A Look At Robert Schwartzman’s Film ‘The Unicorn’

A stock image of a movie camera in a theater.

Robert Schwartzman from the ‘Rooney’ band turned director for the second time with The Unicorn, a 2018 comedy film. It talks about the situation of parents becoming more progressive regarding sex than children. What would happen if your relationship seems like a balloon that reduces in size as the air is sucked from it, as compared to your parents’?

The protagonists of The Unicorn, Nicholas Rutherford’s Cal and Lauren Lapkus’s Mal, approach that situation as more of a challenge than a hindrance. The situation would eventually turn out to be both. Mal takes her long-time fiancé Cal to her parents, Louis and Edie’s, marriage renewal function. At the event, they find that her parents occasionally have a sexual encounter or two with one more person in it for happiness. Therefore, the engaged couple takes inspiration from Edie and Louis to venture out at night in search of their figurative unicorn to satisfy their sexual fantasies.

The issue is that the engaged couple has lived in an inoffensive, stale bubble for a long time, so they forget what it is like to experience the fantasies. It is worthwhile to watch them make erotic personas for the lucky ‘unicorn’, but it can also be a rather annoying exercise.

With an excellent setup for an event that is made ridiculous due to numerous errors, the couple comes across many peculiar characters during their effort for a threesome.
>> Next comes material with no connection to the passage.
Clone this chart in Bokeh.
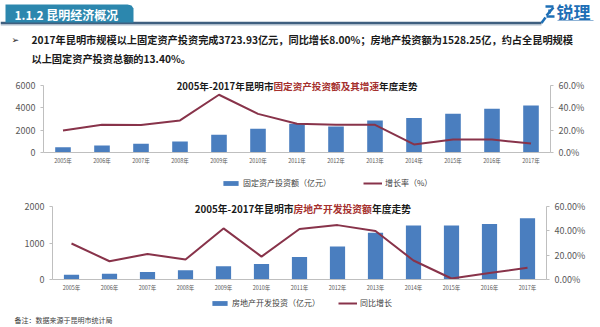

Those characters include Lucy Hale’s energy alchemist Jesse, Beck Bennett’s male strip club manager Tyson, and Dree Hemingway’s escort April. Jesse’s disproportionate conduct is mistakenly viewed as flirting. The couple progresses through the scenes involving those characters similar to how improvisation theatre dropouts would enter a porn movie set.

The Unicorn has more moments that work than the ones that do not work. Some of those are hilarious moments, where the performances from the actors are earnest. However, the movie becomes a mumblecore pantomime in terms of presentation. It is a shame because it had the potential to be a Gen Z’s version of Bob & Carol & Ted & Alice, the 1969 movie from Paul Mazursky. The 1969 film explored sex-related moral attitudes for a new generation, but this film just tries to evoke laughter with drawn-out passages.

If The Unicorn was just a farcical comedy, that would have been fine. However, this story has more potential than just an improv sketch. It has quip-heavy dialogue delivered with a cadence that causes its characters to lack the kind of depth that should have made us care about them more in the final act. Therein lies the main issue with this film.

Schwartzman is from a movie family. He is Sofia Coppola’s cousin and Francis Ford Coppola’s nephew. Schwartzman’s first movie, entitled Dreamland, got mixed reviews, but this one received better critical feedback. It made its debut at the South by Southwest film festival.

It opens promisingly, but then merely aims for low-hanging fruit, which ruined the potential to be a daring statement about modern failings of human beings to connect as well as their sensuality.

The sexual themes of the movie have an emphatic and raw edge. It is a pity that the director approaches those themes with discomfort and coyness identical to its two main characters.